[Items from a dataset]
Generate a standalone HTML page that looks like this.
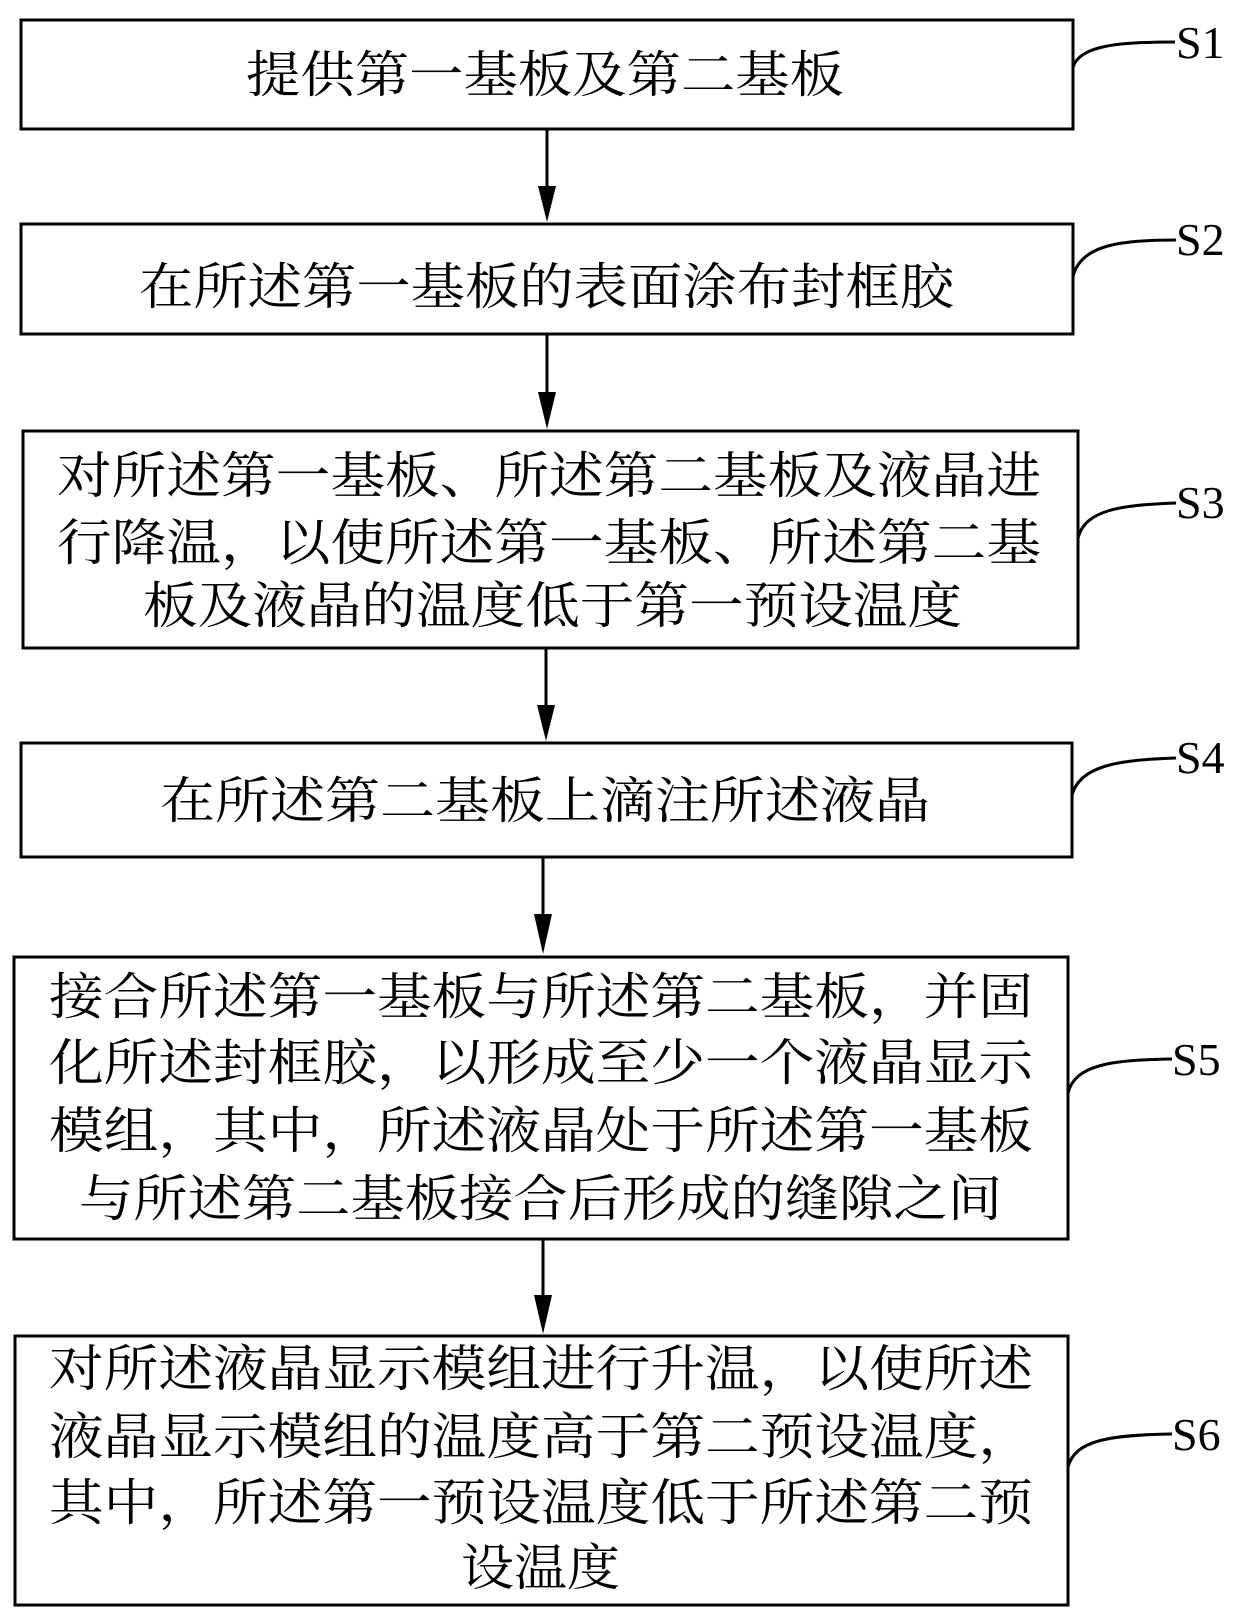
<!DOCTYPE html>
<html><head><meta charset="utf-8"><style>html,body{margin:0;padding:0;background:#fff}</style></head>
<body>
<svg width="1240" height="1621" viewBox="0 0 1240 1621" xmlns="http://www.w3.org/2000/svg" style="display:block">
<g fill="none" stroke="#000" stroke-width="3">
<rect x="21" y="20" width="1052" height="109"/>
<rect x="21" y="224" width="1052" height="110"/>
<rect x="23" y="431" width="1055" height="217"/>
<rect x="21" y="743" width="1051" height="114"/>
<rect x="14" y="957" width="1054" height="282"/>
<rect x="15" y="1336" width="1053" height="269"/>
<line x1="547" y1="129" x2="547" y2="190"/>
<line x1="547" y1="334" x2="547" y2="395"/>
<line x1="546" y1="648" x2="546" y2="708"/>
<line x1="543" y1="857" x2="543" y2="918"/>
<line x1="543" y1="1239" x2="543" y2="1298"/>
<path d="M1073 67 C1080 45 1120 42 1175 42"/>
<path d="M1073 277 C1080 245 1120 240 1176 240"/>
<path d="M1078 538 C1085 510 1120 505 1176 503"/>
<path d="M1072 795 C1080 765 1120 760 1176 758"/>
<path d="M1068 1093 C1075 1065 1110 1060 1172 1059"/>
<path d="M1068 1467 C1075 1440 1110 1435 1172 1434"/>
</g>
<g fill="#000">
<polygon points="538,186 556,186 547,222"/>
<polygon points="538,392 556,392 547,429"/>
<polygon points="537,705 555,705 546,741"/>
<polygon points="534,914 552,914 543,954"/>
<polygon points="534,1295 552,1295 543,1334"/>
</g>
<g font-family="Liberation Serif, serif" font-size="46" fill="#000">
<text x="1176" y="58">S1</text>
<text x="1176" y="255">S2</text>
<text x="1176" y="518">S3</text>
<text x="1176" y="773">S4</text>
<text x="1172" y="1075">S5</text>
<text x="1172" y="1450">S6</text>
</g>
<g font-family="Liberation Serif, 'Noto Serif CJK SC', serif" font-size="50" fill="#000" lengthAdjust="spacingAndGlyphs">
<text x="246" y="92" textLength="598" lengthAdjust="spacingAndGlyphs">提供第一基板及第二基板</text>
<text x="139" y="304" textLength="815" lengthAdjust="spacingAndGlyphs">在所述第一基板的表面涂布封框胶</text>
<text x="57" y="493" textLength="984" lengthAdjust="spacingAndGlyphs">对所述第一基板、所述第二基板及液晶进</text>
<text x="57" y="560" textLength="984" lengthAdjust="spacingAndGlyphs">行降温，以使所述第一基板、所述第二基</text>
<text x="143" y="623" textLength="819" lengthAdjust="spacingAndGlyphs">板及液晶的温度低于第一预设温度</text>
<text x="160" y="818" textLength="770" lengthAdjust="spacingAndGlyphs">在所述第二基板上滴注所述液晶</text>
<text x="49" y="1014" textLength="984" lengthAdjust="spacingAndGlyphs">接合所述第一基板与所述第二基板，并固</text>
<text x="49" y="1080" textLength="984" lengthAdjust="spacingAndGlyphs">化所述封框胶，以形成至少一个液晶显示</text>
<text x="49" y="1148" textLength="984" lengthAdjust="spacingAndGlyphs">模组，其中，所述液晶处于所述第一基板</text>
<text x="79" y="1216" textLength="923" lengthAdjust="spacingAndGlyphs">与所述第二基板接合后形成的缝隙之间</text>
<text x="49" y="1386" textLength="984" lengthAdjust="spacingAndGlyphs">对所述液晶显示模组进行升温，以使所述</text>
<text x="49" y="1454" textLength="984" lengthAdjust="spacingAndGlyphs">液晶显示模组的温度高于第二预设温度，</text>
<text x="49" y="1520" textLength="984" lengthAdjust="spacingAndGlyphs">其中，所述第一预设温度低于所述第二预</text>
<text x="461" y="1585" textLength="159" lengthAdjust="spacingAndGlyphs">设温度</text>
</g>
</svg>
</body></html>
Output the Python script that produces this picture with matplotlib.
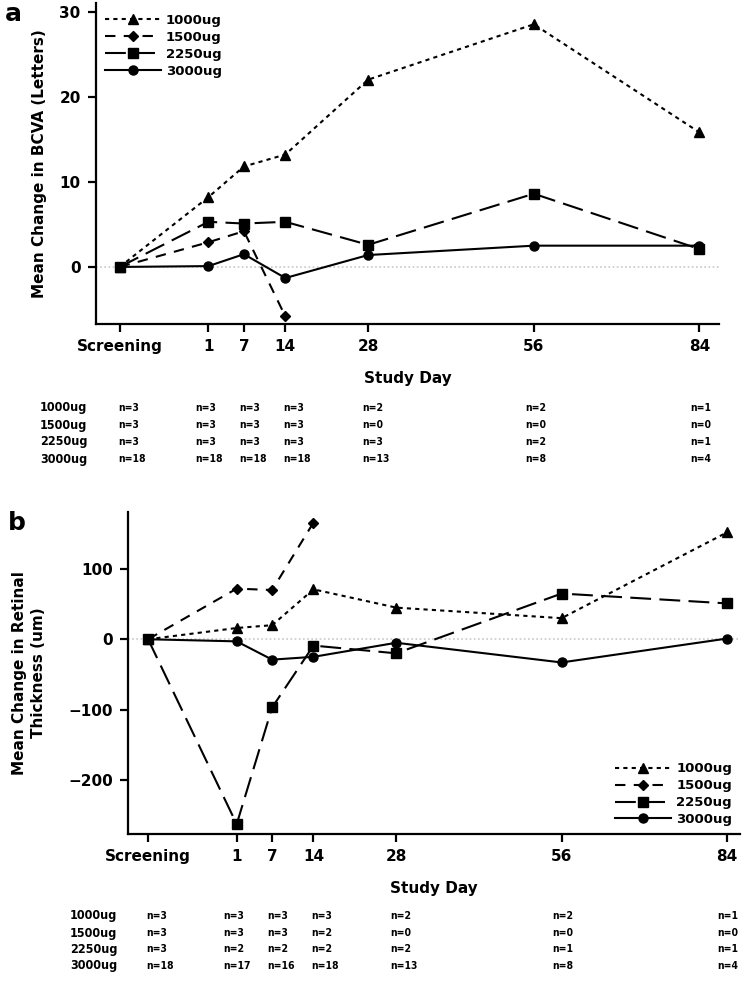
import matplotlib
matplotlib.use('Agg')
import matplotlib.pyplot as plt
from matplotlib.transforms import blended_transform_factory

# x positions (study day), screening drawn at day -14
days = [-14, 1, 7, 14, 28, 56, 84]
day_labels = ['Screening', '1', '7', '14', '28', '56', '84']
doses = ['1000ug', '1500ug', '2250ug', '3000ug']

# panel a: mean change in BCVA (letters)
bcva_1000 = [0, 8.2, 11.8, 13.2, 22.0, 28.5, 15.8]
bcva_1500 = [0, 2.9, 4.2, -5.8]
bcva_2250 = [0, 5.3, 5.1, 5.3, 2.6, 8.6, 2.1]
bcva_3000 = [0, 0.1, 1.5, -1.3, 1.4, 2.5, 2.5]

# panel b: mean change in retinal thickness (um)
rt_1000 = [0, 16, 20, 71, 45, 30, 152]
rt_1500 = [0, 72, 70, 166]
rt_2250 = [0, -263, -97, -9, -20, 65, 51]
rt_3000 = [0, -3, -29, -25, -5, -33, 1]

# number of subjects under each panel
n_a = {
    '1000ug': [3, 3, 3, 3, 2, 2, 1],
    '1500ug': [3, 3, 3, 3, 0, 0, 0],
    '2250ug': [3, 3, 3, 3, 3, 2, 1],
    '3000ug': [18, 18, 18, 18, 13, 8, 4],
}
n_b = {
    '1000ug': [3, 3, 3, 3, 2, 2, 1],
    '1500ug': [3, 3, 3, 2, 0, 0, 0],
    '2250ug': [3, 2, 2, 2, 2, 1, 1],
    '3000ug': [18, 17, 16, 18, 13, 8, 4],
}

styles = {
    '1000ug': dict(marker='^', linestyle=(0, (2, 2)), markersize=6.5),
    '1500ug': dict(marker='D', linestyle=(0, (5, 4)), markersize=5),
    '2250ug': dict(marker='s', linestyle=(0, (10, 4)), markersize=6.5),
    '3000ug': dict(marker='o', linestyle='-', markersize=6.5),
}

W, H = 743, 991
fig = plt.figure(figsize=(W / 100, H / 100), dpi=100)


def px_axes(l, r, t, b):
    return fig.add_axes([l / W, 1 - b / H, (r - l) / W, (b - t) / H])


def style_axes(ax, xlim, ylim, yticks):
    ax.set_xlim(*xlim)
    ax.set_ylim(*ylim)
    ax.spines['top'].set_visible(False)
    ax.spines['right'].set_visible(False)
    for s in ['left', 'bottom']:
        ax.spines[s].set_linewidth(1.6)
    ax.set_xticks(days)
    ax.set_xticklabels(day_labels)
    ax.set_yticks(yticks)
    ax.tick_params(direction='out', length=6, width=1.6, labelsize=11, pad=5)
    for lab in ax.get_xticklabels() + ax.get_yticklabels():
        lab.set_fontweight('bold')
    ax.axhline(0, color='#c8c8c8', linestyle=(0, (1, 1.5)), linewidth=1.2, zorder=0)
    ax.set_xlabel('Study Day', fontsize=11, fontweight='bold', labelpad=12)


def draw_table(ax, counts, label_x, row_ys):
    tr = blended_transform_factory(ax.transData, fig.transFigure)
    offsets = [-0.3, -2.2, -0.8, -0.3, -1.0, -1.5, -1.6]
    for dose, y in zip(doses, row_ys):
        fig.text(label_x / W, 1 - y / H, dose, fontsize=9, va='center', ha='left',
                 fontweight='semibold', fontstretch='condensed')
        for d, off, n in zip(days, offsets, counts[dose]):
            ax.text(d + off, 1 - y / H, f'n={n}', transform=tr, fontsize=7.5,
                    va='center', ha='left', fontweight='semibold', fontstretch='condensed')


# ---- panel a ----
ax1 = px_axes(96, 719, 3, 324)
for dose, vals in zip(doses, [bcva_1000, bcva_1500, bcva_2250, bcva_3000]):
    ax1.plot(days[:len(vals)], vals, color='black', linewidth=1.5, label=dose, **styles[dose])
style_axes(ax1, (-18, 87.3), (-6.7, 31), [0, 10, 20, 30])
ax1.set_ylabel('Mean Change in BCVA (Letters)', fontsize=11, fontweight='bold', labelpad=9)
ax1.legend(loc='upper left', bbox_to_anchor=(0.0, 0.995), frameon=False,
           prop={'size': 9.5, 'weight': 'bold'}, handlelength=4.2,
           handletextpad=0.4, labelspacing=0.3, borderaxespad=0.3)
fig.text(5 / W, 1 - 14 / H, 'a', fontsize=18, fontweight='bold', va='center', ha='left')
draw_table(ax1, n_a, 40, [408, 425, 442, 459])

# ---- panel b ----
ax2 = px_axes(128, 740, 512, 834)
for dose, vals in zip(doses, [rt_1000, rt_1500, rt_2250, rt_3000]):
    ax2.plot(days[:len(vals)], vals, color='black', linewidth=1.5, label=dose, **styles[dose])
style_axes(ax2, (-17.4, 86.2), (-277, 181), [-200, -100, 0, 100])
ax2.set_ylabel('Mean Change in Retinal\nThickness (um)', fontsize=11, fontweight='bold',
               labelpad=16, linespacing=1.3)
ax2.legend(loc='lower right', bbox_to_anchor=(1.0, 0.0), frameon=False,
           prop={'size': 9.5, 'weight': 'bold'}, handlelength=4.2,
           handletextpad=0.4, labelspacing=0.3, borderaxespad=0.2)
fig.text(8 / W, 1 - 523 / H, 'b', fontsize=18, fontweight='bold', va='center', ha='left')
draw_table(ax2, n_b, 70, [916, 933, 949, 966])

fig.savefig('out.png', dpi=100)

_Description of the task:_ Output nothing except the lines from the one containing "Output the Python" through the one containing "doses = ['1000ug', '1500ug', '2250ug', '3000ug']", both kept, with the pictures removed.

_Response to this task:_
Output the Python script that produces this picture with matplotlib.
import matplotlib
matplotlib.use('Agg')
import matplotlib.pyplot as plt
from matplotlib.transforms import blended_transform_factory

# x positions (study day), screening drawn at day -14
days = [-14, 1, 7, 14, 28, 56, 84]
day_labels = ['Screening', '1', '7', '14', '28', '56', '84']
doses = ['1000ug', '1500ug', '2250ug', '3000ug']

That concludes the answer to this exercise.